The long-time parishioners were talking, of course, about homegrown terrorists who, according to FBI investigators, fatally shot nine men and five women — county health inspectors and workers — with legal AK-15 rifles and semiautomatic pistols. Twenty-one others were wounding in the Dec. 2 late-morning attack at the Inland Regional Center, 15 minutes from the white Catholic church serving three congregations: Hispanics, Vietnamese and Caucasians.

“But the one thing that stuck in my mind — what mother could leave a baby knowing that she was gonna die?” said Purper. “That tells you right there that she’s way off, way off. She’s not normal. Not in any way, shape or form.”

Catalano was nodding now. “No, but it’s getting deeper and deeper. That’s what’s scary. There’s so much more they’re finding out.”

Both women, sitting next to each other in a middle pew 16 rows back from the altar, had a hard time understanding how such carnage could be carried out in the name of religion. Radical fanatics like card-carrying members of ISIS in their black fatigues brandishing swords were one thing, a quiet government worker and his stay-at-home spouse another.

“Shock! Shock! Shock!” Purper declared. “We always think it’s gonna happen somewhere else, not in our home backyard. And that’s scary.”

Catalano talked about a personal connection that still bothers her deeply. She works at a ministry feeding the homeless six days a week called Mary’s Mercy Center off Sixth Street in San Bernardino. She never actually met Farook, but he was the nonprofit’s health department inspector, with a visit scheduled for later this month.

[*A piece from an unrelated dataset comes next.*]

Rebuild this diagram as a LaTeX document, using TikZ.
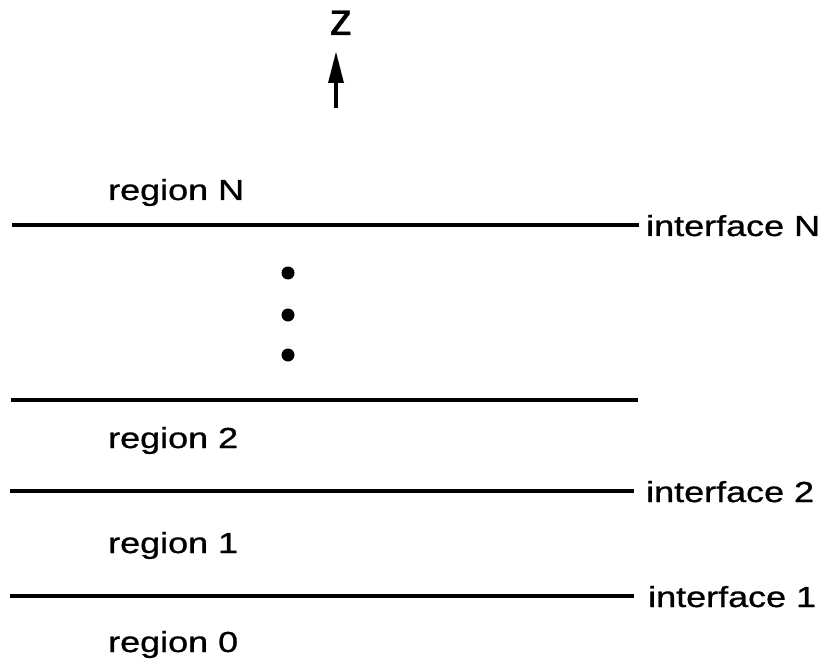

“And we have all these Christian statues and tapestries around,” she pointed out, shaking her head. “So you just wonder if we were on his target list, too. His signature was on forms all over the place.”

Out back of Our Lady of Hope after Mass, parishioner Mark Morlet, wearing a flannel shirt over jeans, was manning a table selling inspirational books, tapes and videos. The middle-age contractor had thought another terrorist attack was eminent. That was a given. But he never thought it would happen in San Bernardino, where he moved 20 years ago to be able to buy a home and raise kids safely away from L.A.’s mean streets. 

“It’s like, why here?” he said. “I just think all the ingredients were just here for these two people who wanted to take out their vengeance on America. I think they were set on stepping out for their faith against us. I mean, they went to the extreme. But to me they’re following what their book, the Koran, says.

“And it’s hard to grasp. It’s hard to figure: ‘Well, how could people do that for religion?’ But all the areas that Mohammed took over, they were all Christian. And they were taken by the sword. And that’s what ISIS is trying to recreate with the sword. Those two here in San Bernardino, they were answering the call from ISIS. You know, it’s terrible.

“I don’t understand how they had that hate,” Morlet wondered aloud. “It’s hard to understand. But they think they’re doing good. That’s the problem. They think they’re martyrs. So the only way we can fight it is with more love.”